A due giorni dall’ultima competizione elettorale calabrese, l’impressione è che tra gli sconfitti si sia sin da subito fatto strada, neppure tanto velatamente, l’alibi dell’astensionismo: dopo la debacle che prendeva forma già a partire dal pomeriggio del 6 ottobre, il dito della parte politica capace di portare a casa tre pesanti sconfitte consecutive in cinque anni sembra indirizzato verso chi ha scelto di non recarsi alle urne.
Infatti, al di là delle chimeriche “aperture di riflessioni serie” annunciate all’esito di ogni sconfitta elettorale e che risuonano più come battute o frasi di circostanza che altro, dopo la vittoria del centro-destra dall’altra parte non sembrano ancora cogliersi segni di autocritica o trapelare cenni di ammissione di responsabilità.
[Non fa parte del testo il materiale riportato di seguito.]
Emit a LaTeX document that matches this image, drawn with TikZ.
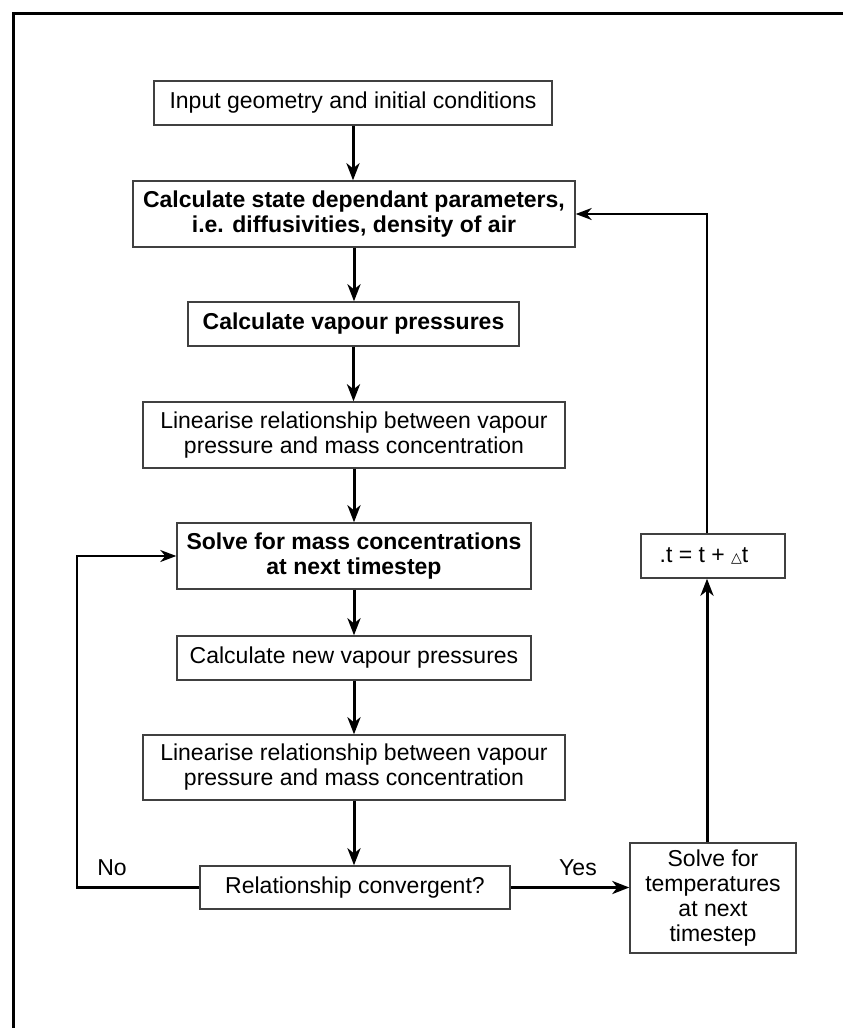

E neppure sembra affiorare dalle segreterie di partito, di uno in particolare, il proposito di rivedere certi modelli politici e strategici vecchi e superati.
Eppure, come dimenticare, per esempio, l’annuncio con il quale il candidato presidente del Campo Largo allestito per l’occasione in Calabria ha inaugurato la campagna elettorale; annuncio a torto o a ragione da molti mal digerito poiché ritenuto evocativo di un certo pentastellismo delle origini e da altri recepito alla stregua di slogan propagandistico; come dimenticare certe gaffes in cui si è inciampati in piena campagna elettorale. Basti pensare, inoltre, a certe candidature inopinatamente messe in campo in palese contraddizione con i dichiarati propositi di rinnovamento e con gli annunciati cambi di rotta, nonché in contrasto con le politiche sanitarie e di welfare che sarebbero stati – si prometteva – i capisaldi dell’azione di governo regionale nel caso di una sperata quanto improbabile affermazione elettorale.
In quest’ottica, occorrerebbe affidarsi a un’analisi vera di ciò che realmente concorre a determinare il disinteresse verso le urne, fenomeno non certo da collocare al rango di alibi ma che diversamente riflette un processo di riduzione della fiducia nella classe politica e nella capacità della democrazia rappresentativa di influire positivamente sulla vita quotidiana delle persone. In Calabria in particolare, la tendenza all’astensione è aggravata da fattori strutturali e su di essa incidono più che altrove la forte disoccupazione giovanile e l’emigrazione massiccia. Tra le criticità che contribuiscono ad alimentare l’astensionismo, infatti, emerge l’incidenza dei vincoli logistici per chi vive all’estero o in comuni diversi da quelli di residenza, problema peraltro facilmente risolvibile con l’introduzione della possibilità del voto per corrispondenza o modalità semplificate per gli elettori residenti all’estero o fuori sede.
Per contrastare e porre un freno al dilagante astensionismo, non ci si può limitare a interpretare il calo della partecipazione come semplice disinteresse, pigrizia civica, ignoranza. Esso è un segnale d’allarme, un appello a riallacciare i rapporti tra istituzioni e cittadini, tra rappresentanza e base elettorale. Per farlo, occorre una politica capace di rimettere al centro le persone, come soggetti attivi e corresponsabili del bene comune e della crescita della collettività.
In Calabria, infine, si tende a trascurare un fattore formale che meriterebbe invece di essere approfondito negli studi e nelle analisi del fenomeno: la forbice tra il numero di abitanti e quello di elettori. Se rapportato non al numero dei votanti ma alla popolazione effettiva, pur al netto di chi è residente ma fuori per ragioni di studio o lavoro e di chi non ha ancora raggiunto l’età richiesta per poter votare, si vedrà che in Calabria l’astensionismo è sì dilagante, come in definitiva nel resto nel resto del Paese, ma che tuttavia si attesta su percentuali inferiori rispetto a quelle che leggiamo nei dati che misurano l’andamento del voto. Se considerassimo le differenze tra cittadinanza e residenza e tenessimo conto dei molti residenti che vivono fuori regione, infatti, il quadro complessivo del voto calabrese apparirebbe diverso.
Per queste ragioni, la lettura dell’ennesimo flop del centro-sinistra in chiave solamente astensionistica è errore di non poco conto, poiché rischia di fornire un alibi fuorviante per certi modelli politici vecchi e logiche di partito superate nonché per gli strafalcioni nella comunicazione. Per contrastare la disaffezione diffusa alla politica e il disinteresse verso le urne serve ripensare e rivedere molte cose, a partire dalla messa in campo, dopo tre cocenti sconfitte in cinque anni, di una buona dose di sana e proficua autocritica.